The Home Office is notorious in Whitehall for being the most bureaucratic of all government departments. Even when asylum seekers make it to the UK, they can’t work until they are given official refugee status. To declare that refugees are free to work and support themselves – as Poland has done with Ukrainians – would make a far more liberal, cheaper asylum scheme possible. But it terrifies certain civil servants. The institution is wedded to the idea that refugees should instead stay on welfare until they are accepted.
The Home Office’s losing battle with bureaucracy has now kept 48,500 refugees waiting more than six months for their cases to be processed, a figure that has risen by about a third in a year. Thousands of Afghans are staying in hotels and B&Bs, which the government estimates cost £200 a night. There are around 80,000 refugees in total waiting to have their claims heard. As of Monday, 17,000 Ukrainians had already started applying for refugee status. A wave of Ukrain-ian applicants is crashing into a British sys-tem already struggling to cope. The idea of a bureaucracy-free offer – matching Ukrainians up with families willing to host them, as Germany is doing – is something the Home Office says it’s looking at. But no details have been forthcoming.

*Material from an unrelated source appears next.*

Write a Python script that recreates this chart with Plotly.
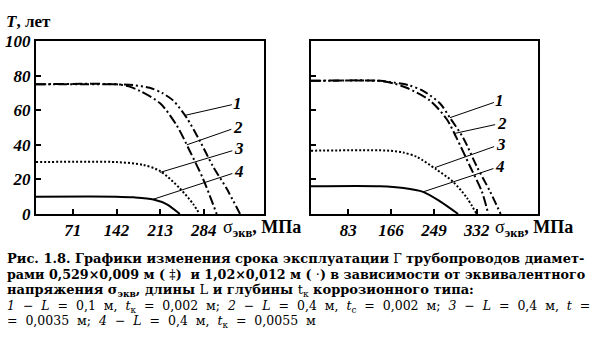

So while other countries hold up welcome signs for Ukrainians, Britain puts up obstacles to deter them. This may be for political reasons. The Tories feel vulnerable for having so far failed to tackle the dangerous boat crossings in the Channel. Then there are the political battles that no one is in the mood to fight: mainly negotiating where the one-off cash might come from to support Ukrainians in their first weeks in Britain. Tory ministers are in the habit these days of asking the Treasury to borrow yet more money. It’s been quite some time since they’ve discussed what they can trim back or reallocate for the greater good. It seems anomalous that Britain – which had been so ahead of events in Ukraine – should now be the least welcoming country in Europe. The Ukrainian ambassador to the UK told the Home Affairs Select Committee this week that even his wife had faced ‘bureaucratic hassles’ coming to Britain long before the crisis. We can give Ukraine’s President a standing ovation in parliament, while turning away his countrymen; we take the country’s fruit-pickers, but not its refugees.
We ran into Mohamed, Tanya and their daughter once again outside the Calais town hall. They had spent the previous night on a stranger’s couch. We took them and their friends over to the hostel. In the car he asked: ‘Will the UK ever let us in?’ The answer was that we don’t know. They have not even arrived in the UK yet, and already they know the meaning of ‘hostile environment’ and an immigration system that takes little account of the people it processes.
‘If I didn’t have my wife and my girl, I’d swim,’ Mohamed said, looking out at the Channel. We all laughed uneasily: it didn’t feel like a joke.